Heath, Jowell and Curtice did a study on how Britain votes in 1985, which also suggests that class still matters. They divided people up into five groups; from group 1, managers and professionals, to group 5, manual workers. They discovered that Labour support was only present in group 5 and Conservative support fell as the list descends, which proves that class does still matter in general elections.
In 1992, Labour’s tax proposals would have meant an increase in tax for many people. At the last minute, people wondered if they could afford it. Neil Kinnock was not seen as a future Prime Minister and there was general distrust of the Labour Party. Labour was seen as a party of the past, of holding people back and of wanting to turn the clock back. It was seen as male dominated, women over thirty-five hardly voted for it and votes mainly came from social class groups D and E. the party still had an old, working class image.
However, the tie between class and party may be weakening. Yet it still seems to be stronger in Britain than in most other countries. Elsewhere race or religion may have more effect, but in Britain class is still the major factor behind the ‘political cleavage’. Even in the October 1974 general election when class voting was less obvious than usual, more than half of the middle class votes were Conservative and more than half of the working class votes were Labour. Less than a quarter of the votes of each class went to the party of the ‘opposite’ class.
In the new voting theory, the link between voting and class is much less, which is partly due to television. Between 1983 and 1987 a minority of working class people voted for Labour and the Conservative vote in the middle class had not risen above 60%. Crewe and Sarlvick argued that the class system was beginning to blur in Britain and that Partisan Dealignment was taking place as working class people were buying houses, the middle class were joining trade unions and people were paying lost of attention to policy.
Three more sociologists, Himmelweit, Humphreys and Jaeger believed in a ‘consumer model of voting’, which means that people vote as if choosing products in a supermarket, and not depending on their class. People made their choices by weighing up the pros and cons of each of the three parties and Himmelweit, Humphreys and Jaeger believed that 80% of people voted in this way.
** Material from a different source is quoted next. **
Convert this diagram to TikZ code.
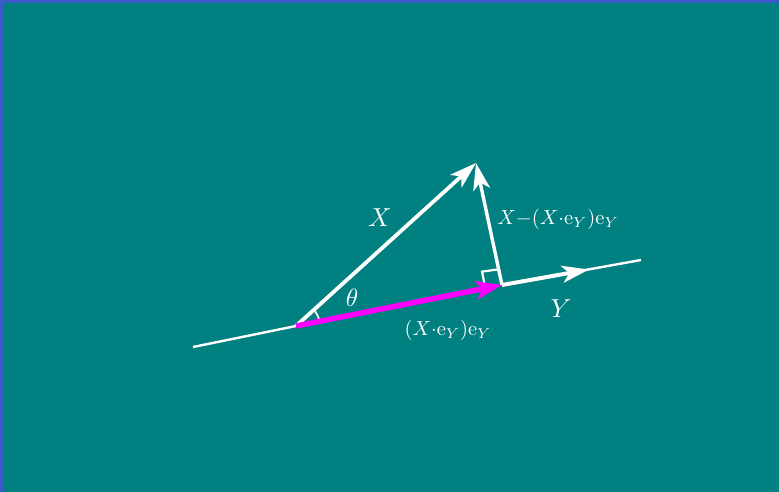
\documentclass[tikz,border=0pt]{standalone}
\usetikzlibrary{arrows.meta,calc}
\definecolor{bg}{RGB}{0,128,128}
\definecolor{frameblue}{RGB}{60,90,200}
\definecolor{mag}{RGB}{255,0,255}
\begin{document}
\begin{tikzpicture}[x=1pt,y=-1pt,
  vec/.style={white,line width=#1,-{Stealth[length=27pt,width=17pt,inset=7pt]}},
  thin line/.style={white,line width=2.4pt},
  biglabel/.style={white,font=\fontsize{10}{12}\selectfont},
  smalllabel/.style={white,font=\fontsize{10}{12}\selectfont}]
\fill[frameblue] (0,0) rectangle (779,492);
\fill[bg] (3,3) rectangle (779,492);
\useasboundingbox (0,0) rectangle (779,492);
\coordinate (L) at (193,347);
\coordinate (O) at (296,326);
\coordinate (P) at (502,285);
\coordinate (T) at (476,163);
\coordinate (R) at (641,260);
\coordinate (Yt) at (589,269.5);
% base line
\draw[thin line] (L) -- (O);
\draw[thin line] (P) -- (R);
% right angle mark
\draw[white,line width=2.2pt] ($(P)!17pt!(O)$) -- ++(-3.3,-16.7) -- ($(P)!16pt!(T)$);
% angle arc
\draw[white,line width=1.8pt] ($(O)!24pt!(P)$) arc[start angle=-11.2,end angle=-42,radius=24];
% vectors
\draw[vec=3.8pt] (O) -- (T);
\draw[vec=3.4pt] (P) -- (T);
\draw[vec=4pt] (P) -- (Yt);
\draw[mag,line width=5.5pt,-{Stealth[length=26pt,width=18pt,inset=6pt]}] (O) -- (P);
% labels
\node[biglabel] (lX) at (380,218) {\scalebox{2.6}{$X$}};
\node[biglabel] (lth) at (352,298) {\scalebox{2.5}{$\theta$}};
\node[biglabel] (lY) at (561,309) {\scalebox{2.6}{$Y$}};
\node[smalllabel] (lp) at (448,330) {\scalebox{2.05}{$(X{\cdot}\mathrm{e}_Y)\mathrm{e}_Y$}};
\node[smalllabel] (lr) at (558,219) {\scalebox{2.05}{$X{-}(X{\cdot}\mathrm{e}_Y)\mathrm{e}_Y$}};
\end{tikzpicture}
\end{document}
In 1992, Labour made its most sustained appeal to the southern middle class with a series of speeches portraying it as the party of the centre and in touch with the issues that agitate the middle class, such as crime, the housing market, taxes, job insecurity and transport. Ominously for the Conservatives, the polls suggested that the strategy was working. Mori in The Times newspaper revealed that Labour was ahead of the Conservatives amongst middle class voters by 50% to 30%.
In the 1997 general election, defeat for the Conservative government then in power was not unexpected, but the scale of the defeat was surprising. Kellner said that the Conservatives had been “wiped out of urban Britain”. The Conservatives lost Norfolk Northwest, Hastings, Rye and Enfield Southgate and many top ministers such as Portillo and Rifkind lost their seats. The 1997 election saw another break between class and voting behaviour. The middle class no longer shifted to the Liberal Democrats, they shifted to Labour. There were no gender differences in voting anymore and older women moved to vote Labour. The major new development in this election was tactical voting. This had never been used in general elections before and people worked out how to remove the Conservatives. This meant a reduction of loyalty to the party and their class, which, again, shows that voting in British elections no longer revolves around class. The 2001 general election had an almost identical result to the one of 1997 as the middle class, again, voted for Tony Blair.
There are many other factors which determine how people vote in British general elections today. For instance, women are more likely to do jobs that, while officially being working class, make them view themselves as middle class, such as routine office workers. Also women over thirty-five are more likely to vote Conservative. Age is another factor and this helped the Conservatives to win elections as middle class people, who usually vote Conservative, tend to live longer than working class people. Also young people are more likely to vote Labour while older people are more likely to vote Conservative. Furthermore, because of the class system, people who have moved up to the middle class change to Conservative while people who move down to the working class stay Conservative.
In conclusion, I agree with the statement that voting in British general elections no longer revolves around class. Before the mid-1970s, traditional voting theory applied and so people voted according to their class. After that, though, the influence of television made people less loyal to the party of their social class. However, class still does play a small part in deciding who people vote for, it is just not as significant as it was before the mid-1970s.